SanBernardinoShooting_Dec4_2015
Women pray from outside the full hall as the Ahmadiyya Muslim Community USA members hold a prayer vigil for the victims of Wednesday's massacre at the San Bernardino's Baitul Hameed Mosque in Chino, California on Dec. 3, 2015. Reuters/Alex Gallardo

UPDATE: 4:50 a.m. EST -- Saira Khan, the sister of Syed Rizwan Farook, the man suspected of carrying out a mass shooting in San Bernardino, California, said that the actions of her brother and sister-in-law, Tashfeen Malik, had put Islam under a bad light.

“I believe that, you know, that’s not Islam. Islam condemns killing or hurting of anybody. Any person,” Khan told CBS News in an interview, which is set to air Friday morning.
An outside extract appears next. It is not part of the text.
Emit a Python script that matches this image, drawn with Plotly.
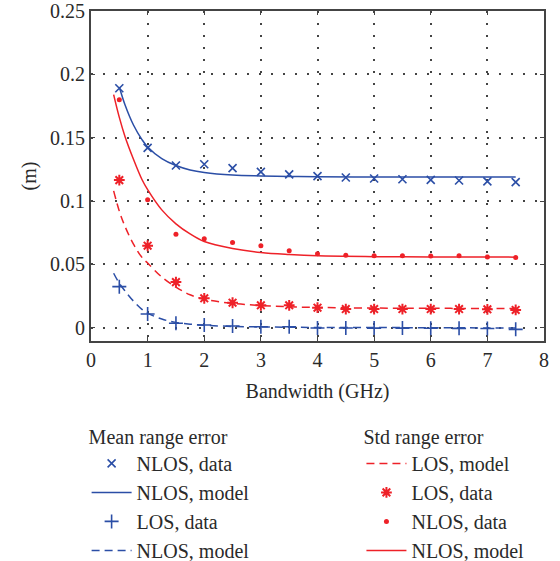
import plotly.graph_objects as go

# ---- data ----
bw_data = [0.5, 1.0, 1.5, 2.0, 2.5, 3.0, 3.5, 4.0, 4.5, 5.0, 5.5, 6.0, 6.5, 7.0, 7.5]

mean_nlos_data = [0.189, 0.142, 0.128, 0.129, 0.126, 0.123, 0.121, 0.1196, 0.1186,
                  0.1178, 0.1172, 0.1167, 0.1162, 0.1155, 0.1149]
mean_los_data = [0.0324, 0.0108, 0.0035, 0.0021, 0.0013, 0.0008, 0.0008, -0.0002,
                 -0.0002, -0.0003, -0.0003, -0.0004, -0.0005, -0.0006, -0.0013]
std_los_data = [0.1165, 0.0647, 0.036, 0.0232, 0.0197, 0.0177, 0.0177, 0.0158,
                0.0147, 0.0147, 0.0147, 0.0147, 0.0147, 0.0145, 0.014]
std_nlos_data = [0.180, 0.101, 0.0737, 0.0702, 0.0673, 0.0647, 0.0607, 0.0584,
                 0.0571, 0.0568, 0.0568, 0.0566, 0.0568, 0.0558, 0.0555]

bw_mean_nlos_model = [0.5, 0.6, 0.75, 0.9, 1.0, 1.25, 1.5, 1.75, 2.0, 2.5, 3.0, 3.5, 4.0, 5.0, 6.0, 7.0, 7.5]
mean_nlos_model = [0.190, 0.176, 0.160, 0.1485, 0.1427, 0.1335, 0.128, 0.1245, 0.1225,
                   0.1205, 0.1198, 0.1194, 0.1192, 0.119, 0.119, 0.119, 0.119]

bw_model = [0.4, 0.5, 0.6, 0.75, 0.9, 1.0, 1.25, 1.5, 1.75, 2.0, 2.5, 3.0, 3.5, 4.0, 5.0, 6.0, 7.0, 7.5]
mean_los_model = [0.043, 0.035, 0.029, 0.021, 0.0145, 0.0115, 0.0068, 0.0042, 0.0028,
                  0.0019, 0.001, 0.0006, 0.0004, 0.0002, 0.0001, 0.0, -0.0002, -0.0003]
std_los_model = [0.108, 0.092, 0.080, 0.066, 0.0555, 0.051, 0.040, 0.032, 0.026, 0.0225,
                 0.0192, 0.0175, 0.0165, 0.016, 0.0155, 0.0153, 0.0152, 0.0152]
std_nlos_model = [0.184, 0.166, 0.151, 0.133, 0.117, 0.109, 0.093, 0.082, 0.074, 0.068,
                  0.0625, 0.0593, 0.0577, 0.0567, 0.0561, 0.0559, 0.0558, 0.0557]

x_ticks = [0, 1, 2, 3, 4, 5, 6, 7, 8]
y_ticks = [0, 0.05, 0.1, 0.15, 0.2, 0.25]
y_tick_text = ["0", "0.05", "0.1", "0.15", "0.2", "0.25"]

BLUE = "#2b4ea6"
RED = "#ee2128"
FONT = "Liberation Serif"
TXT = "#2a2a2a"
FS = 20

fig = go.Figure()

# legend 1: Mean range error
fig.add_trace(go.Scatter(x=bw_data, y=mean_nlos_data, mode="markers", name="NLOS, data",
                         marker=dict(symbol="x-thin", size=8, color=BLUE, line=dict(color=BLUE, width=1.6)),
                         legend="legend"))
fig.add_trace(go.Scatter(x=bw_mean_nlos_model, y=mean_nlos_model, mode="lines", name="NLOS, model",
                         line=dict(color=BLUE, width=1.5, shape="spline"), legend="legend"))
fig.add_trace(go.Scatter(x=bw_data, y=mean_los_data, mode="markers", name="LOS, data",
                         marker=dict(symbol="cross-thin", size=10, color=BLUE, line=dict(color=BLUE, width=1.6)),
                         legend="legend"))
fig.add_trace(go.Scatter(x=bw_model, y=mean_los_model, mode="lines", name="NLOS, model",
                         line=dict(color=BLUE, width=1.5, dash="8px,5px", shape="spline"),
                         legend="legend"))

# legend 2: Std range error
fig.add_trace(go.Scatter(x=bw_model, y=std_los_model, mode="lines", name="LOS, model",
                         line=dict(color=RED, width=1.5, dash="8px,5px", shape="spline"),
                         legend="legend2"))
fig.add_trace(go.Scatter(x=bw_data, y=std_los_data, mode="markers", name="LOS, data",
                         marker=dict(symbol="asterisk-open", size=9, color=RED, line=dict(color=RED, width=2)),
                         legend="legend2"))
fig.add_trace(go.Scatter(x=bw_data, y=std_nlos_data, mode="markers", name="NLOS, data",
                         marker=dict(symbol="circle", size=5, color=RED),
                         legend="legend2"))
fig.add_trace(go.Scatter(x=bw_model, y=std_nlos_model, mode="lines", name="NLOS, model",
                         line=dict(color=RED, width=1.5, shape="spline"), legend="legend2"))

axis_common = dict(
    showline=True, linecolor="#444444", linewidth=2, mirror="ticks",
    ticks="inside", ticklen=4, tickcolor="#444444", tickwidth=1,
    showgrid=True, gridcolor="#444444", gridwidth=1.6, griddash="2px,10px",
    zeroline=False, automargin=False, ticklabeloverflow="allow",
    tickfont=dict(family=FONT, size=FS, color=TXT),
)

fig.update_layout(
    width=560, height=561,
    paper_bgcolor="white", plot_bgcolor="white",
    margin=dict(l=91, r=16, t=11, b=220, autoexpand=False),
    font=dict(family=FONT, size=FS, color=TXT),
    xaxis=dict(range=[0, 8], tickvals=x_ticks, **axis_common,
               title=dict(text="Bandwidth (GHz)", font=dict(family=FONT, size=FS, color=TXT), standoff=14)),
    yaxis=dict(range=[-0.0105, 0.25], tickvals=y_ticks, ticktext=y_tick_text, **axis_common,
               title=dict(text="(m)", font=dict(family=FONT, size=FS, color=TXT), standoff=8)),
    legend=dict(title=dict(text="Mean range error", font=dict(family=FONT, size=FS, color=TXT)),
                x=-0.0097, xanchor="left", y=-0.233, yanchor="top", yref="paper",
                bgcolor="rgba(0,0,0,0)", font=dict(family=FONT, size=FS, color=TXT),
                traceorder="normal", tracegroupgap=0, itemwidth=40),
    legend2=dict(title=dict(text="Std range error", font=dict(family=FONT, size=FS, color=TXT)),
                 x=0.597, xanchor="left", y=-0.233, yanchor="top", yref="paper",
                 bgcolor="rgba(0,0,0,0)", font=dict(family=FONT, size=FS, color=TXT),
                 traceorder="normal", tracegroupgap=0, itemwidth=40),
    showlegend=True,
)

fig.write_html("out.html", config={"displayModeBar": False},
               post_script="document.body.style.margin='0';document.body.style.overflow='hidden';")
Meanwhile, Roshan Abbassi, an assistant imam at the Dal-Al-Aloom Al-Islamiyah of America mosque in San Bernardino, who is one of the three men federal police are looking to interview over the shooting, told the Guardian: “We are all against terrorism. … We all want peace.”

Abbassi, who had phone contact with Farook, said police quizzed him at gunpoint at his home Wednesday night saying they had phone records that showed the suspect had contact with him at least 36 times. “But each of those could have been for only 10 seconds,” Abbassi reportedly said.

Farook reportedly had no criminal record and was not under scrutiny by local or federal law enforcement officials before the attacks. The FBI is investigating the shooting as a potential act of terrorism and is trying to determine the motive.

Original story:

As police investigated the motive behind Wednesday’s mass shooting at a social service center in San Bernardino, California, Muslims gathered at one of Southern California’s largest mosques Thursday night to denounce the massacre. Law enforcement officials said Thursday that suspect Syed Rizwan Farook, a Muslim, was reportedly radicalized and was in contact with known Islamic extremists on social media.

About 200 Muslims from the Ahmadiyya Muslim Community came together at the Baitul Hameed Mosque in the city of Chino, 30 miles southwest of San Bernardino city, for a prayer vigil. The group’s spokesman Amjad Mahmood Khan cautioned people from drawing conclusion that the motives of Farook and Tashfeen Malik were faith-driven, the Associated Press (AP) reported. But he said that the “radicalization of Muslim youth is a problem.”

Farook, a 28-year-old county restaurant inspector, and Malik, his 27-year-old wife, opened fire at the Inland Regional Center where about 75 of Farook’s co-workers had gathered Wednesday morning. The two reportedly fired between 65 and 75 times at the event, killing 14 people and injuring at least 20 others.

Ever since Farook was named as a suspect, details about his life have emerged, with his friends and co-workers speaking out about him. However, none of the details have so far shed any light on possible reasons behind the shooting rampage.

Brothers Nizaam Ali and Rahemaan Ali, who used to worship with Farook at a mosque in San Bernardino, told the AP Thursday that he had recently stopped visiting the mosque. Farook was known to pray every day at the mosque but “he never, ever talked about killing people or discussed politics, or said that he had problems at work," Rahemaan Ali reportedly said.

Mustafa Kuko, director of the Islamic Center of Riverside, where Farook attended prayers, described him as a quiet man.

Farook was “cool-headed … shy, a little bit withdrawn. He doesn’t mix with people easily but he’s very polite,” Kuko said, according to the Guardian. “I’ve never seen him get in an argument with anyone.”

San Bernardino police Lt. Mike Madden, the first officer to respond to the scene of the shooting, described at a news conference Thursday night the scene of "unspeakable carnage" and "pure panic."

"I could hear it in our dispatcher's voice that this was actually happening," Madden said. "We have an active shooter, we have an active shooter going on in our city.

"This was tragedy that I've never experienced in my career, and I don't think most officers do," he reportedly said. "We resolved that situation quickly, but there's so much tragedy that's left behind."

On Thursday, details also emerged about the two suspects and the “arsenal” of weapons used in the massacre. Farook and Malik reportedly had 1,600 rounds of ammunition with them when police shot them dead during a standoff that began nearly four hours after the shooting. Another 4,500 rounds of ammunition were recovered by police during a raid at Farook’s family home in the nearby town of Redlands, ABC News reported. Police chief Jarrod Burguan reportedly said Thursday that Farook and Malik left three rigged-together pipe bombs with a remote-control detonating device that apparently malfunctioned.

“There was obviously a mission here. We know that. We do not know why. We don’t know if this was the intended target or if there was something that triggered him to do this immediately,” said David Bowdich, assistant director of the FBI’s Los Angeles office.

The San Bernardino Police Department on Thursday released photos of weapons and SUV used by the suspects. Authorities are currently searching for a man who bought the two rifles used in the shooting, a law enforcement official said, according to the AP.